For this exercise, repeat all of the material verbatim apart from its images.

+++ Data segment +++

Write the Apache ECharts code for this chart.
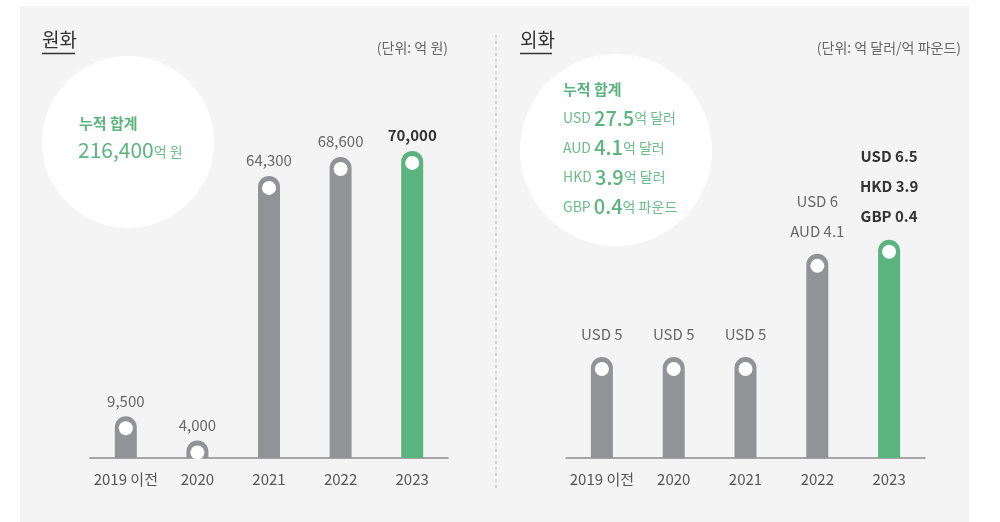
<!DOCTYPE html>
<html>
<head>
<meta charset="utf-8">
<title>원화 / 외화</title>
<script src="https://cdn.jsdelivr.net/npm/echarts@6/dist/echarts.min.js"></script>
<style>
  html, body { margin: 0; padding: 0; background: #fff; }
  #chart { width: 1000px; height: 522px; }
</style>
</head>
<body>
<div id="chart"></div>
<script>
// 카테고리 / 값
var years = ['2019 이전', '2020', '2021', '2022', '2023'];
// 원화 (억 원)
var krwValues = [9500, 4000, 64300, 68600, 70000];
// 외화 (억 달러/억 파운드) - 막대 높이는 통화별 합계
var fxValues = [5, 5, 5, 10.1, 10.8];
// 외화 라벨 (줄 단위)
var fxLabels = [
  ['USD 5'],
  ['USD 5'],
  ['USD 5'],
  ['USD 6', 'AUD 4.1'],
  ['USD 6.5', 'HKD 3.9', 'GBP 0.4']
];
// 누적 합계
var krwTotal = '216,400';
var fxTotals = [
  ['USD', '27.5', '억 달러'],
  ['AUD', '4.1', '억 달러'],
  ['HKD', '3.9', '억 달러'],
  ['GBP', '0.4', '억 파운드']
];

var GRAY = '#929396';
var GREEN = '#5bb47e';
var FONT = '"Noto Sans CJK KR", "Noto Sans", sans-serif';

var chart = echarts.init(document.getElementById('chart'));

function barData(vals) {
  return vals.map(function (v, i) {
    return {
      value: v,
      itemStyle: { color: i === vals.length - 1 ? GREEN : GRAY }
    };
  });
}

function krwLabel(p) {
  var s = p.value.toLocaleString('en-US');
  return p.dataIndex === krwValues.length - 1 ? '{b|' + s + '}' : '{n|' + s + '}';
}

function fxLabel(p) {
  var lines = fxLabels[p.dataIndex];
  var st = p.dataIndex === fxLabels.length - 1 ? 'b' : 'n';
  return lines.map(function (l) { return '{' + st + '|' + l + '}'; }).join('\n');
}

var xAxisBase = {
  type: 'category',
  axisTick: { show: false },
  axisLine: { lineStyle: { color: '#8c8c8c', width: 1.5 } },
  axisLabel: { color: '#555', fontSize: 15, fontFamily: FONT, margin: 14, interval: 0 }
};

// 누적 합계 텍스트 (오른쪽 원)
var fxText = [];
fxTotals.forEach(function (r, i) {
  fxText.push({
    type: 'text', left: 563, top: 108 + i * 29.5,
    style: {
      text: '{c|' + r[0] + ' }{v|' + r[1] + '}{u|' + r[2] + '}',
      rich: {
        c: { fontSize: 14, fill: '#6cbd8a', fontFamily: FONT },
        v: { fontSize: 20, fill: GREEN, fontFamily: FONT, fontWeight: 500 },
        u: { fontSize: 14, fill: '#6cbd8a', fontFamily: FONT }
      }
    }
  });
});

chart.setOption({
  animation: false,
  textStyle: { fontFamily: FONT },
  graphic: [
    { type: 'rect', z: -10, shape: { x: 20, y: 6, width: 949, height: 516 }, style: { fill: '#f5f4f5' } },
    { type: 'line', shape: { x1: 496, y1: 35, x2: 496, y2: 490 }, style: { stroke: '#b5b5b5', lineWidth: 1, lineDash: [3, 3] } },
    // 원화
    { type: 'text', left: 42, top: 30, style: { text: '원화', fontSize: 19, fill: '#333', fontFamily: FONT } },
    { type: 'line', shape: { x1: 42, y1: 53.5, x2: 75, y2: 53.5 }, style: { stroke: '#333', lineWidth: 1.5 } },
    { type: 'text', right: 552, top: 41, style: { text: '(단위: 억 원)', fontSize: 14, fill: '#666', fontFamily: FONT, align: 'right' } },
    { type: 'circle', shape: { cx: 128, cy: 142, r: 86 }, style: { fill: '#fff' } },
    { type: 'text', left: 79, top: 116, style: { text: '누적 합계', fontSize: 15, fontWeight: 'bold', fill: GREEN, fontFamily: FONT } },
    { type: 'text', left: 78, top: 140, style: {
      text: '{v|' + krwTotal + '}{u|억 원}',
      rich: {
        v: { fontSize: 21, fill: GREEN, fontFamily: FONT },
        u: { fontSize: 14, fill: '#6cbd8a', fontFamily: FONT, padding: [3, 0, 0, 0] }
      }
    } },
    // 외화
    { type: 'text', left: 520, top: 30, style: { text: '외화', fontSize: 19, fill: '#333', fontFamily: FONT } },
    { type: 'line', shape: { x1: 520, y1: 53.5, x2: 552, y2: 53.5 }, style: { stroke: '#333', lineWidth: 1.5 } },
    { type: 'text', right: 39, top: 41, style: { text: '(단위: 억 달러/억 파운드)', fontSize: 14, fill: '#666', fontFamily: FONT, align: 'right' } },
    { type: 'circle', shape: { cx: 616, cy: 150, r: 96 }, style: { fill: '#fff' } },
    { type: 'text', left: 563, top: 82, style: { text: '누적 합계', fontSize: 15, fontWeight: 'bold', fill: GREEN, fontFamily: FONT } }
  ].concat(fxText),
  grid: [
    { left: 90, right: 552, top: 107, bottom: 64 },
    { left: 566, right: 75, top: 171, bottom: 64 }
  ],
  xAxis: [
    Object.assign({ gridIndex: 0, data: years }, xAxisBase),
    Object.assign({ gridIndex: 1, data: years }, xAxisBase)
  ],
  yAxis: [
    { gridIndex: 0, type: 'value', min: 0, max: 80000, show: false, splitLine: { show: false } },
    { gridIndex: 1, type: 'value', min: 0, max: 14.2, show: false, splitLine: { show: false } }
  ],
  series: [
    {
      type: 'bar', xAxisIndex: 0, yAxisIndex: 0, barWidth: 22,
      data: barData(krwValues),
      itemStyle: { borderRadius: [11, 11, 0, 0] },
      label: {
        show: true, position: 'top', distance: 8, formatter: krwLabel,
        rich: {
          n: { fontSize: 15, color: '#666', fontFamily: FONT },
          b: { fontSize: 15, color: '#333', fontWeight: 'bold', fontFamily: FONT }
        }
      }
    },
    {
      type: 'scatter', xAxisIndex: 0, yAxisIndex: 0, symbol: 'circle', symbolSize: 14,
      symbolOffset: [0, 12], itemStyle: { color: '#fff', opacity: 1 }, z: 5, silent: true,
      data: krwValues
    },
    {
      type: 'bar', xAxisIndex: 1, yAxisIndex: 1, barWidth: 22,
      data: barData(fxValues),
      itemStyle: { borderRadius: [11, 11, 0, 0] },
      label: {
        show: true, position: 'top', distance: 8, formatter: fxLabel,
        rich: {
          n: { fontSize: 15, color: '#666', fontFamily: FONT, lineHeight: 30 },
          b: { fontSize: 15, color: '#333', fontWeight: 'bold', fontFamily: FONT, lineHeight: 30 }
        }
      }
    },
    {
      type: 'scatter', xAxisIndex: 1, yAxisIndex: 1, symbol: 'circle', symbolSize: 14,
      symbolOffset: [0, 12], itemStyle: { color: '#fff', opacity: 1 }, z: 5, silent: true,
      data: fxValues
    }
  ]
});
</script>
</body>
</html>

+++

- _Exercise output_
Write the Apache ECharts code for this chart.
<!DOCTYPE html>
<html>
<head>
<meta charset="utf-8">
<title>원화 / 외화</title>
<script src="https://cdn.jsdelivr.net/npm/echarts@6/dist/echarts.min.js"></script>
<style>
  html, body { margin: 0; padding: 0; background: #fff; }
  #chart { width: 1000px; height: 522px; }
</style>
</head>
<body>
<div id="chart"></div>
<script>
// 카테고리 / 값
var years = ['2019 이전', '2020', '2021', '2022', '2023'];
// 원화 (억 원)
var krwValues = [9500, 4000, 64300, 68600, 70000];
// 외화 (억 달러/억 파운드) - 막대 높이는 통화별 합계
var fxValues = [5, 5, 5, 10.1, 10.8];
// 외화 라벨 (줄 단위)
var fxLabels = [
  ['USD 5'],
  ['USD 5'],
  ['USD 5'],
  ['USD 6', 'AUD 4.1'],
  ['USD 6.5', 'HKD 3.9', 'GBP 0.4']
];
// 누적 합계
var krwTotal = '216,400';
var fxTotals = [
  ['USD', '27.5', '억 달러'],
  ['AUD', '4.1', '억 달러'],
  ['HKD', '3.9', '억 달러'],
  ['GBP', '0.4', '억 파운드']
];

var GRAY = '#929396';
var GREEN = '#5bb47e';
var FONT = '"Noto Sans CJK KR", "Noto Sans", sans-serif';

var chart = echarts.init(document.getElementById('chart'));

function barData(vals) {
  return vals.map(function (v, i) {
    return {
      value: v,
      itemStyle: { color: i === vals.length - 1 ? GREEN : GRAY }
    };
  });
}

function krwLabel(p) {
  var s = p.value.toLocaleString('en-US');
  return p.dataIndex === krwValues.length - 1 ? '{b|' + s + '}' : '{n|' + s + '}';
}

function fxLabel(p) {
  var lines = fxLabels[p.dataIndex];
  var st = p.dataIndex === fxLabels.length - 1 ? 'b' : 'n';
  return lines.map(function (l) { return '{' + st + '|' + l + '}'; }).join('\n');
}

var xAxisBase = {
  type: 'category',
  axisTick: { show: false },
  axisLine: { lineStyle: { color: '#8c8c8c', width: 1.5 } },
  axisLabel: { color: '#555', fontSize: 15, fontFamily: FONT, margin: 14, interval: 0 }
};

// 누적 합계 텍스트 (오른쪽 원)
var fxText = [];
fxTotals.forEach(function (r, i) {
  fxText.push({
    type: 'text', left: 563, top: 108 + i * 29.5,
    style: {
      text: '{c|' + r[0] + ' }{v|' + r[1] + '}{u|' + r[2] + '}',
      rich: {
        c: { fontSize: 14, fill: '#6cbd8a', fontFamily: FONT },
        v: { fontSize: 20, fill: GREEN, fontFamily: FONT, fontWeight: 500 },
        u: { fontSize: 14, fill: '#6cbd8a', fontFamily: FONT }
      }
    }
  });
});

chart.setOption({
  animation: false,
  textStyle: { fontFamily: FONT },
  graphic: [
    { type: 'rect', z: -10, shape: { x: 20, y: 6, width: 949, height: 516 }, style: { fill: '#f5f4f5' } },
    { type: 'line', shape: { x1: 496, y1: 35, x2: 496, y2: 490 }, style: { stroke: '#b5b5b5', lineWidth: 1, lineDash: [3, 3] } },
    // 원화
    { type: 'text', left: 42, top: 30, style: { text: '원화', fontSize: 19, fill: '#333', fontFamily: FONT } },
    { type: 'line', shape: { x1: 42, y1: 53.5, x2: 75, y2: 53.5 }, style: { stroke: '#333', lineWidth: 1.5 } },
    { type: 'text', right: 552, top: 41, style: { text: '(단위: 억 원)', fontSize: 14, fill: '#666', fontFamily: FONT, align: 'right' } },
    { type: 'circle', shape: { cx: 128, cy: 142, r: 86 }, style: { fill: '#fff' } },
    { type: 'text', left: 79, top: 116, style: { text: '누적 합계', fontSize: 15, fontWeight: 'bold', fill: GREEN, fontFamily: FONT } },
    { type: 'text', left: 78, top: 140, style: {
      text: '{v|' + krwTotal + '}{u|억 원}',
      rich: {
        v: { fontSize: 21, fill: GREEN, fontFamily: FONT },
        u: { fontSize: 14, fill: '#6cbd8a', fontFamily: FONT, padding: [3, 0, 0, 0] }
      }
    } },
    // 외화
    { type: 'text', left: 520, top: 30, style: { text: '외화', fontSize: 19, fill: '#333', fontFamily: FONT } },
    { type: 'line', shape: { x1: 520, y1: 53.5, x2: 552, y2: 53.5 }, style: { stroke: '#333', lineWidth: 1.5 } },
    { type: 'text', right: 39, top: 41, style: { text: '(단위: 억 달러/억 파운드)', fontSize: 14, fill: '#666', fontFamily: FONT, align: 'right' } },
    { type: 'circle', shape: { cx: 616, cy: 150, r: 96 }, style: { fill: '#fff' } },
    { type: 'text', left: 563, top: 82, style: { text: '누적 합계', fontSize: 15, fontWeight: 'bold', fill: GREEN, fontFamily: FONT } }
  ].concat(fxText),
  grid: [
    { left: 90, right: 552, top: 107, bottom: 64 },
    { left: 566, right: 75, top: 171, bottom: 64 }
  ],
  xAxis: [
    Object.assign({ gridIndex: 0, data: years }, xAxisBase),
    Object.assign({ gridIndex: 1, data: years }, xAxisBase)
  ],
  yAxis: [
    { gridIndex: 0, type: 'value', min: 0, max: 80000, show: false, splitLine: { show: false } },
    { gridIndex: 1, type: 'value', min: 0, max: 14.2, show: false, splitLine: { show: false } }
  ],
  series: [
    {
      type: 'bar', xAxisIndex: 0, yAxisIndex: 0, barWidth: 22,
      data: barData(krwValues),
      itemStyle: { borderRadius: [11, 11, 0, 0] },
      label: {
        show: true, position: 'top', distance: 8, formatter: krwLabel,
        rich: {
          n: { fontSize: 15, color: '#666', fontFamily: FONT },
          b: { fontSize: 15, color: '#333', fontWeight: 'bold', fontFamily: FONT }
        }
      }
    },
    {
      type: 'scatter', xAxisIndex: 0, yAxisIndex: 0, symbol: 'circle', symbolSize: 14,
      symbolOffset: [0, 12], itemStyle: { color: '#fff', opacity: 1 }, z: 5, silent: true,
      data: krwValues
    },
    {
      type: 'bar', xAxisIndex: 1, yAxisIndex: 1, barWidth: 22,
      data: barData(fxValues),
      itemStyle: { borderRadius: [11, 11, 0, 0] },
      label: {
        show: true, position: 'top', distance: 8, formatter: fxLabel,
        rich: {
          n: { fontSize: 15, color: '#666', fontFamily: FONT, lineHeight: 30 },
          b: { fontSize: 15, color: '#333', fontWeight: 'bold', fontFamily: FONT, lineHeight: 30 }
        }
      }
    },
    {
      type: 'scatter', xAxisIndex: 1, yAxisIndex: 1, symbol: 'circle', symbolSize: 14,
      symbolOffset: [0, 12], itemStyle: { color: '#fff', opacity: 1 }, z: 5, silent: true,
      data: fxValues
    }
  ]
});
</script>
</body>
</html>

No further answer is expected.